Perhaps one can say that the Contract with America had the purpose of keeping candidates on message and, therefore, assisted in getting them elected. That's all fine . . . and Michael Medved made the point yesterday that if there were such a "Contract" now, perhaps Rand Paul would not have stepped in it so easily. (But I kinda doubt that would have mattered in his case.) I am not violently opposed to a new contract because it might have the good effect of keeping some guys who are running and don't know much from talking out of turn . . . but then, why are guys who don't know much our candidates? Though I know the world is imperfect in this way, in the end, there is no substitute for good men, good ideas and the hard work of persuasion. There is no short-cut to it or gimmick that can replace it either.

"Perhaps one can say that the Contract with America had the purpose of keeping candidates on message and, therefore, assisted in getting them elected."

I am one that can say that. The Contract was better than a party platform for keeping Republicans in line and on message. It may have been more conservative than that years' party platform, too. It was a public declaration and candidates had a choice between clinging to it as a ready-made statement on intent or explaining why they didn't. Even those for it had to explain why, for just the reason you say, people didn't always know what it was.

Another benefit was that the media went after the Contract more than the candidates, except for Newt, who weathered it well.

Again, I am not violently opposed to it. It's just that I really don't want to see it adopted as the lazy man's way to appear to be "doing something" or as something to point to in lieu of serious thinking on the issues. Much more than this is going to be needed. And with it there will be a temptation to shorthand. As long as the shorthand stands for something worthwhile in long hand, however, maybe that's ok.

It gets back to what Redwald said about articulating a worldview. What expresses that? What expresses that in a practical way? The problem of not have a multiplicity of Reagans is ameliorated, though not solved, by having some such articulation.

Got a manifesto, anyone?

I can get us started on a manifesto.

Rule #1: No political elite has the authority, nor can ever be given the warrant, to reshape/reform/rebuild society (or civil society) in its own image. As Thomas More might have said "Parliament hath not the competence."

Rule #2: See Rule #1.

I don't think I can ask anyone to go on the campaign trail with that.

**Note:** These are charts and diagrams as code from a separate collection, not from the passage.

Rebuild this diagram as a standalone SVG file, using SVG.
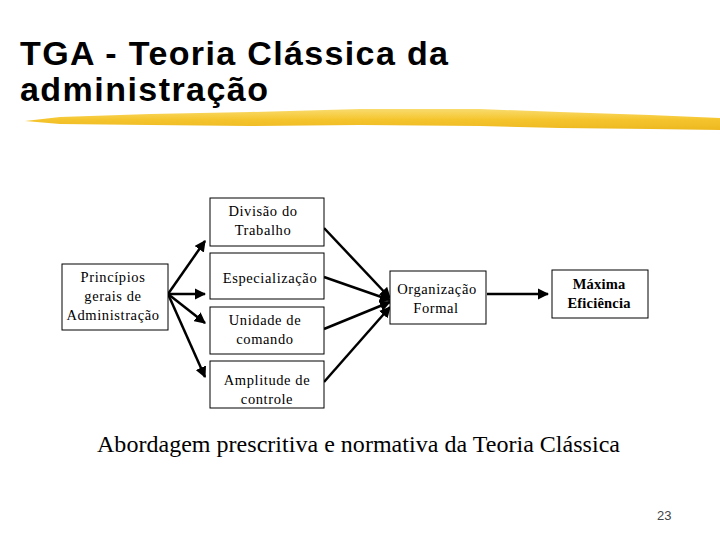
<svg xmlns="http://www.w3.org/2000/svg" width="720" height="540" viewBox="0 0 720 540">
<style>
.title{font-family:"Liberation Sans",Arial,sans-serif;font-weight:bold;font-size:34px;fill:#000}
.box{fill:#fff;stroke:#000;stroke-width:1}
.lbl{font-family:"Liberation Serif","Times New Roman",serif;font-size:14.5px;fill:#000;text-anchor:middle;letter-spacing:0.6px}
.bold{font-weight:bold;letter-spacing:0.2px}
.conn{stroke:#000;stroke-width:2.5;fill:none;marker-end:url(#ah)}
.cap{font-family:"Liberation Serif","Times New Roman",serif;font-size:24px;fill:#000}
.num{font-family:"Liberation Sans",Arial,sans-serif;font-size:13px;fill:#444}
</style>
<defs>
<marker id="ah" viewBox="0 0 10 10" refX="9" refY="5" markerWidth="4.5" markerHeight="4.5" orient="auto" markerUnits="strokeWidth">
<path d="M0,0 L10,5 L0,10 z" fill="#000"/>
</marker>
<linearGradient id="brush" x1="0" y1="0" x2="0" y2="1">
<stop offset="0" stop-color="#F9DC6E"/>
<stop offset="0.5" stop-color="#F5C52E"/>
<stop offset="1" stop-color="#EDB820"/>
</linearGradient>
</defs>
<rect width="720" height="540" fill="#fff"/>
<g id="title">
<text class="title" x="20" y="65" textLength="428" lengthAdjust="spacing">TGA - Teoria Clássica da</text>
<text class="title" x="20" y="101" textLength="248" lengthAdjust="spacing">administração</text>
<path d="M25,121 L60,117 L150,114 L250,112 L360,109 L480,109 L560,112 L650,115 L720,118 L720,130 L650,129 L560,128 L480,126 L360,125 L250,126 L150,125 L60,124 Z" fill="url(#brush)"/>
</g>
<g id="connectors">
<line class="conn" x1="168" y1="294" x2="205" y2="241"/>
<line class="conn" x1="168" y1="294" x2="205" y2="294"/>
<line class="conn" x1="168" y1="294" x2="205" y2="323"/>
<line class="conn" x1="168" y1="294" x2="205" y2="377"/>
<line class="conn" x1="324" y1="228" x2="390" y2="298"/>
<line class="conn" x1="324" y1="277" x2="390" y2="300"/>
<line class="conn" x1="324" y1="329" x2="390" y2="302"/>
<line class="conn" x1="324" y1="382" x2="390" y2="307"/>
<line class="conn" x1="487" y1="294" x2="548" y2="294"/>
</g>
<g id="principios">
<rect class="box" x="62" y="264" width="106" height="66"/>
<text class="lbl" x="113" y="282">Princípios</text>
<text class="lbl" x="113" y="301">gerais de</text>
<text class="lbl" x="113" y="320">Administração</text>
</g>
<g id="divisao">
<rect class="box" x="210" y="198" width="114" height="48"/>
<text class="lbl" x="263" y="216">Divisão do</text>
<text class="lbl" x="263" y="235">Trabalho</text>
</g>
<g id="especializacao">
<rect class="box" x="210" y="253" width="114" height="46"/>
<text class="lbl" x="270" y="283">Especialização</text>
</g>
<g id="unidade">
<rect class="box" x="210" y="307" width="114" height="47"/>
<text class="lbl" x="265" y="325">Unidade de</text>
<text class="lbl" x="265" y="344">comando</text>
</g>
<g id="amplitude">
<rect class="box" x="210" y="361" width="114" height="47"/>
<text class="lbl" x="267" y="385">Amplitude de</text>
<text class="lbl" x="267" y="404">controle</text>
</g>
<g id="organizacao">
<rect class="box" x="390" y="271" width="96" height="53"/>
<text class="lbl" x="437" y="294">Organização</text>
<text class="lbl" x="436" y="313">Formal</text>
</g>
<g id="maxima">
<rect class="box" x="552" y="270" width="96" height="48"/>
<text class="lbl bold" x="599" y="289">Máxima</text>
<text class="lbl bold" x="599" y="308">Eficiência</text>
</g>
<text class="cap" x="97" y="452" textLength="523" lengthAdjust="spacing">Abordagem prescritiva e normativa da Teoria Clássica</text>
<text class="num" x="657" y="520">23</text>
</svg>
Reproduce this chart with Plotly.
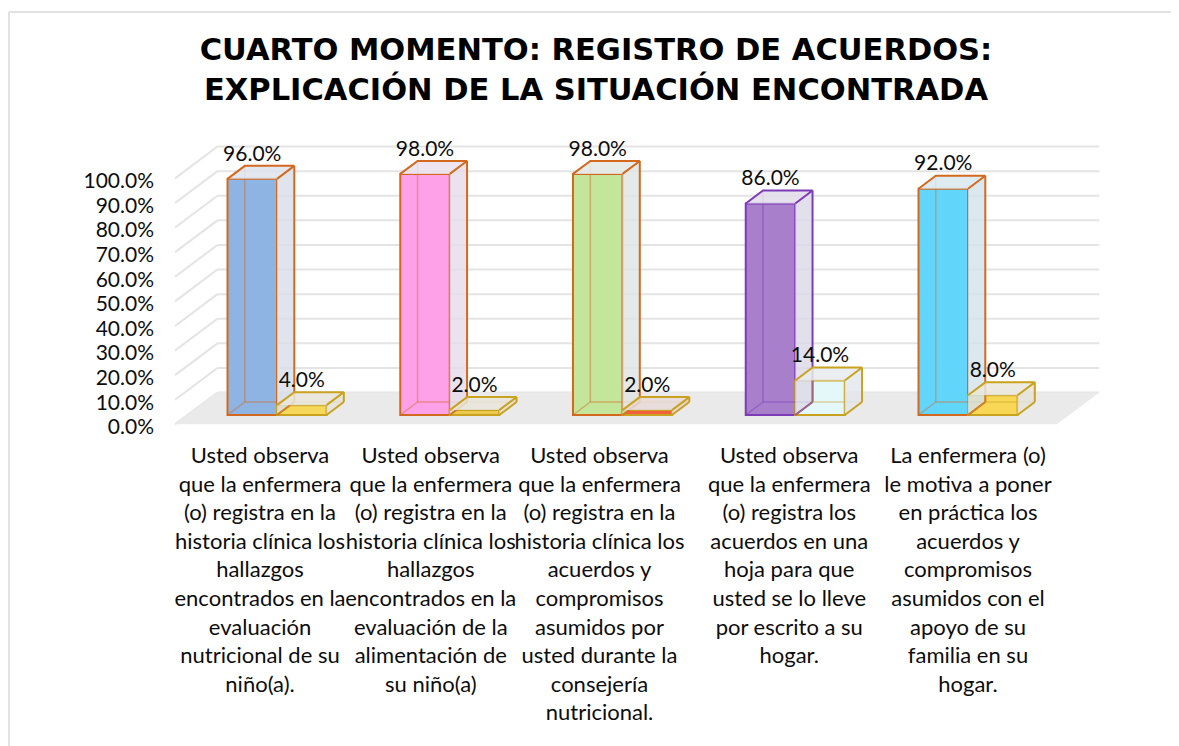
import plotly.graph_objects as go

# ---------------- data ----------------
categories = [
    "Usted observa<br>que la enfermera<br>(o) registra en la<br>historia clínica los<br>hallazgos<br>encontrados en la<br>evaluación<br>nutricional de su<br>niño(a).",
    "Usted observa<br>que la enfermera<br>(o) registra en la<br>historia clínica los<br>hallazgos<br>encontrados en la<br>evaluación de la<br>alimentación de<br>su niño(a)",
    "Usted observa<br>que la enfermera<br>(o) registra en la<br>historia clínica los<br>acuerdos y<br>compromisos<br>asumidos por<br>usted durante la<br>consejería<br>nutricional.",
    "Usted observa<br>que la enfermera<br>(o) registra los<br>acuerdos en una<br>hoja para que<br>usted se lo lleve<br>por escrito a su<br>hogar.",
    "La enfermera (o)<br>le motiva a poner<br>en práctica los<br>acuerdos y<br>compromisos<br>asumidos con el<br>apoyo de su<br>familia en su<br>hogar.",
]
series_a = [96.0, 98.0, 98.0, 86.0, 92.0]
series_b = [4.0, 2.0, 2.0, 14.0, 8.0]
tick_values = [0, 10, 20, 30, 40, 50, 60, 70, 80, 90, 100]
tick_labels = ["0.0%", "10.0%", "20.0%", "30.0%", "40.0%", "50.0%",
               "60.0%", "70.0%", "80.0%", "90.0%", "100.0%"]
title_lines = ["CUARTO MOMENTO: REGISTRO DE ACUERDOS:",
               "EXPLICACIÓN DE LA SITUACIÓN ENCONTRADA"]

# ---------------- styles ----------------
fill_a = ["#8EB4E3", "#FFA1E8", "#C3E69B", "#A77FCB", "#62D6FA"]
line_a = ["#D3691F", "#D3691F", "#D3691F", "#7E3BB8", "#D3691F"]
fill_b = ["#F8D85A", "#EDC94B", "#F2603C", "#E4F8FA", "#F8D757"]
line_b = ["#C9A21F"] * 5
label_nudge_px = [-2, -4, -8, 9, 15]   # horizontal nudge of category labels

W, H = 1179, 746
PAGE_OFF = 8                      # default page margin of the html body
M_L = 158 - PAGE_OFF
M_T = 120 - PAGE_OFF
M_R = W - (1110 - PAGE_OFF)
M_B = H - (440 - PAGE_OFF)
X_RANGE = [-0.6889, 4.822]
Y_RANGE = [-10.163, 119.92]
PX_PER_X = (W - M_L - M_R) / (X_RANGE[1] - X_RANGE[0])
BAR_W = 0.2866          # width of one box (data units)
DX, DY = 0.1001, 5.28   # projection of one depth unit
Z_FRONT, Z_BACK = -0.72, 1.73
FLOOR_X = (-0.518, 4.587)
LABEL_SHIFT = -1.0
FONT = "Lato"
TXT = "#0D0D0D"


def hex_rgb(h):
    h = h.lstrip("#")
    return tuple(int(h[i:i + 2], 16) for i in (0, 2, 4))


def blend(h, base, t, alpha):
    r, g, b = hex_rgb(h)
    br, bg, bb = base
    return "rgba(%d,%d,%d,%.2f)" % (round(r * t + br * (1 - t)),
                                     round(g * t + bg * (1 - t)),
                                     round(b * t + bb * (1 - t)), alpha)


def rgba(h, a):
    r, g, b = hex_rgb(h)
    return "rgba(%d,%d,%d,%.2f)" % (r, g, b, a)


fig = go.Figure()

# front faces as real bars
for vals, fills, lines, off in [(series_a, fill_a, line_a, -BAR_W),
                                (series_b, fill_b, line_b, 0.0)]:
    fig.add_trace(go.Bar(
        x=list(range(len(vals))), y=vals, width=BAR_W, offset=off,
        marker=dict(color=fills, line=dict(color=lines, width=2)),
        showlegend=False, hoverinfo="skip"))


def poly(xs, ys, fill):
    fig.add_trace(go.Scatter(
        x=xs, y=ys, mode="none", fill="toself", fillcolor=fill,
        showlegend=False, hoverinfo="skip"))


def seg(xs, ys, color, lw):
    fig.add_trace(go.Scatter(x=xs, y=ys, mode="lines",
                             line=dict(color=color, width=lw),
                             showlegend=False, hoverinfo="skip"))


# 3D box faces and edges derived from the values
for i in range(len(categories)):
    for vals, fills, lines, off in [(series_a, fill_a, line_a, -BAR_W),
                                    (series_b, fill_b, line_b, 0.0)]:
        v = vals[i]
        xl = i + off
        xr = xl + BAR_W
        lc = lines[i]
        # hidden (seen-through) edges
        seg([xl + DX, xl + DX, None, xl + DX, xr + DX, None, xl, xl + DX],
            [DY, v + DY, None, DY, DY, None, 0, DY], rgba(lc, 0.45), 1.5)
        # right side face
        poly([xr, xr, xr + DX, xr + DX, xr], [0, v, v + DY, DY, 0],
             blend(fills[i], (226, 228, 234), 0.12, 0.80))
        # top face
        poly([xl, xr, xr + DX, xl + DX, xl], [v, v, v + DY, v + DY, v],
             blend(fills[i], (232, 233, 238), 0.12, 0.85))
        # visible edges
        seg([xl, xl + DX, xr + DX, xr, None, xr + DX, xr + DX, None, xr, xr + DX],
            [v, v + DY, v + DY, v, None, v + DY, DY, None, 0, DY], lc, 2)

# data labels
for vals, off in [(series_a, -BAR_W), (series_b, 0.0)]:
    fig.add_trace(go.Scatter(
        x=[i + off + BAR_W / 2 for i in range(len(vals))],
        y=[v + DY for v in vals],
        mode="text", text=["%.1f%%" % v for v in vals],
        textposition="top center", cliponaxis=False,
        textfont=dict(family=FONT, size=21, color=TXT),
        showlegend=False, hoverinfo="skip"))

# walls, gridlines, floor (decoration below traces)
shapes = []
xa, xb = FLOOR_X
for t in tick_values:
    shapes.append(dict(type="line", xref="x", yref="y", layer="below",
                       x0=xa + Z_BACK * DX, x1=xb + Z_BACK * DX,
                       y0=t + Z_BACK * DY, y1=t + Z_BACK * DY,
                       line=dict(color="#E4E4E4", width=2)))
    shapes.append(dict(type="line", xref="x", yref="y", layer="below",
                       x0=xa + Z_FRONT * DX, x1=xa + Z_BACK * DX,
                       y0=t + Z_FRONT * DY, y1=t + Z_BACK * DY,
                       line=dict(color="#E4E4E4", width=2)))
floor_pts = [(xa + Z_FRONT * DX, Z_FRONT * DY), (xb + Z_FRONT * DX, Z_FRONT * DY),
             (xb + Z_BACK * DX, Z_BACK * DY), (xa + Z_BACK * DX, Z_BACK * DY)]
shapes.append(dict(type="path", xref="x", yref="y", layer="below",
                   path="M " + " L ".join("%f,%f" % p for p in floor_pts) + " Z",
                   fillcolor="#EAEAEA", line=dict(width=0)))

# chart border (left and top edges visible)
pw = W - M_L - M_R
ph = H - M_T - M_B
bx = (9 - PAGE_OFF - M_L) / pw
by = (H - M_B - (12 - PAGE_OFF)) / ph
shapes.append(dict(type="line", xref="paper", yref="paper", x0=bx, x1=bx,
                   y0=by, y1=-1.2, line=dict(color="#D9D9D9", width=1.5)))
shapes.append(dict(type="line", xref="paper", yref="paper", x0=bx, x1=1.2,
                   y0=by, y1=by, line=dict(color="#D9D9D9", width=1.5)))

fig.update_layout(
    width=W, height=H,
    margin=dict(l=M_L, r=M_R, t=M_T, b=M_B),
    paper_bgcolor="white", plot_bgcolor="rgba(0,0,0,0)",
    barmode="overlay",
    shapes=shapes,
    title=dict(text="<b>" + "<br>".join(title_lines) + "</b>",
               x=(596 - PAGE_OFF) / W, xanchor="center",
               y=1 - (60 - PAGE_OFF) / H, yanchor="middle", yref="container",
               font=dict(family="DejaVu Sans", size=30.5, color="#000000")),
    xaxis=dict(range=X_RANGE,
               tickvals=[i + label_nudge_px[i] / PX_PER_X for i in range(len(categories))],
               ticktext=categories, showgrid=False, zeroline=False,
               showline=False, ticks="", ticklabelshift=-15, tickangle=0,
               tickfont=dict(family=FONT, size=22, color=TXT)),
    yaxis=dict(range=Y_RANGE,
               tickvals=[t + Z_FRONT * DY + LABEL_SHIFT for t in tick_values],
               ticktext=tick_labels, showgrid=False, zeroline=False,
               showline=False, ticks="", ticklabelstandoff=3,
               tickfont=dict(family=FONT, size=21, color=TXT)),
)

fig.write_html("out.html")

How about "save our freedom" at home and "restore our honor" abroad?

I like them as slogans, but if someone asks our candidates what they mean by those phrases, they will need more than those words. Freedom, for example means different things across the political spectrum. And I think Obama thinks he is restoring our honor abroad, especially with anti-nuke talk.

The local Tea-Party guys toss around slogans like that, but this one or that one seem to mean different things.

Maybe it is a start, though.

OK, how's this:

1) America, hell yea!

2) Get a job, hippie!

3) Civil liberties, they aren't just for ACLU scumbags anymore!

Slogans always need explaining, but they hardly renders them ambiguous, for candidates and other citizens will fill in the details. Try to think a single term these days that doesn't mean different things to different people. If our long two-party history isn't enough, add the moral relativism that has divided our nation against itself, led by the moralizer-in-chief, Barack Obama. We know that liberals have converted liberty into license and equality into egalitarianism, so we have plenty of educating to do. Fortunately, many Americans who have risen up against the current ruling party understand better than many pundits and professors, what freedom and honor mean.

THAT hardly renders them ambiguous! Try to think OF a single term

Yes, they do.

Those are good slogans and yes, they would work as a good basis for campaign rhetoric.

Of course, even Redwald's have a certain appeal, but I can't see putting them in a candidate's mouth, unless there is some Al Franken of the Right running somewhere that I don't know about yet.

I heard Mitt Romney at an Ashbrook Dinner about a month ago and his speech was more like, "restore our honor" abroad and "save our freedom" at home -- just the different emphasis and maybe for the audience.